In August 1940 Marguerite Vourc'h, returning from boarding school near Paris found her village of Plonodiern, in western Brittany, occupied by German troops. The Resistance was virtually non-exhistent then but her father, Antoine, the local doctor, sought sympathisers on his rounds: Marguerite, in pretended innocence, established from friends where their families' sympathies lay.

Plomodiern, on a hillside about five kilometres from the coast, was a perfect spot from which to track the movements of German boats in the Bay of Dournenez. Marguerite would cycle along the coastline, gathering intelligence on soldiers, boats and mines, which was duly relayed to MI6. No one took a schoolgirl for a spy. As the war progressed, Marguerite became involved in helping Allied airmen escape to Britain. An operation to repatriate 40 airmen proved to be her undoin: when the men arrived in Britain, the BBC broadcast a coded message that the "fourth son of a doctor in Brittany" had arrived. It was too obviously a reference to Marguerite's family, and the Gestapo came calling.

Marguerite was at school at the time and her mother was also absent. Warned by friends not to return, they hid in a run-down apartment in Paris. A few months later the city was liberated. The sixth of nine children, Marguerite Vourc'h was born on 25.1.1926, at Plomodiern, where her father was both the doctor and a councillor. After the war she studied architecture at the Beaux Arts, but after meeting james Garden, a Scottish army surgeon visiting Paris, whe left college and headed for Scotland. They married in 1949, eventually settling in Lanark, where he became an orthopaedic surgeon.

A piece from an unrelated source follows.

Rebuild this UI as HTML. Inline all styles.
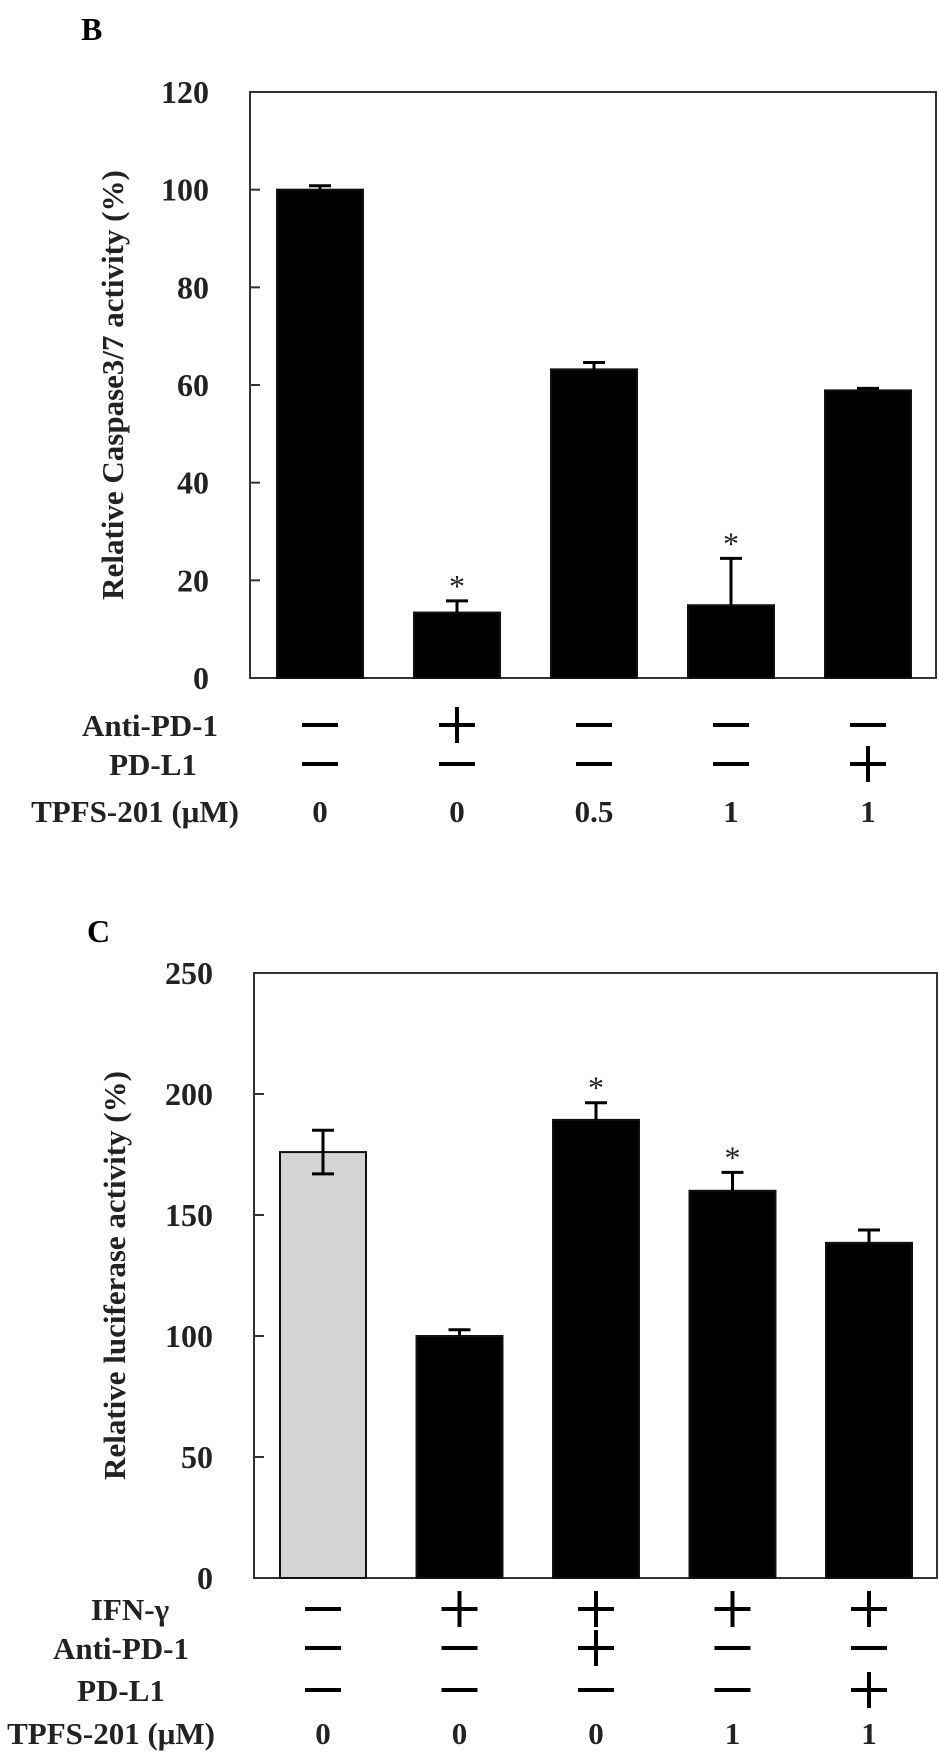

She received handwritten letters of thanks from the Air Chief Marshal for her help in securing the release of many of his men, but for many decades her story went untold for the simple reason that she had remained true to her orders to remain silent. In 2003, her contribution was recognised by the French government and she was appointed a Chevalier de la Legion d'honneur. The next year her story formed part of a BBC2 documentary, Crafty Tricks of War. "It wasn't bravery, it was necessity," she recalled. "It was sad and frightening. But there was something about those days, maybe it was the adrenalin. I have never been so alive."

Marguerite is survived by her seven children.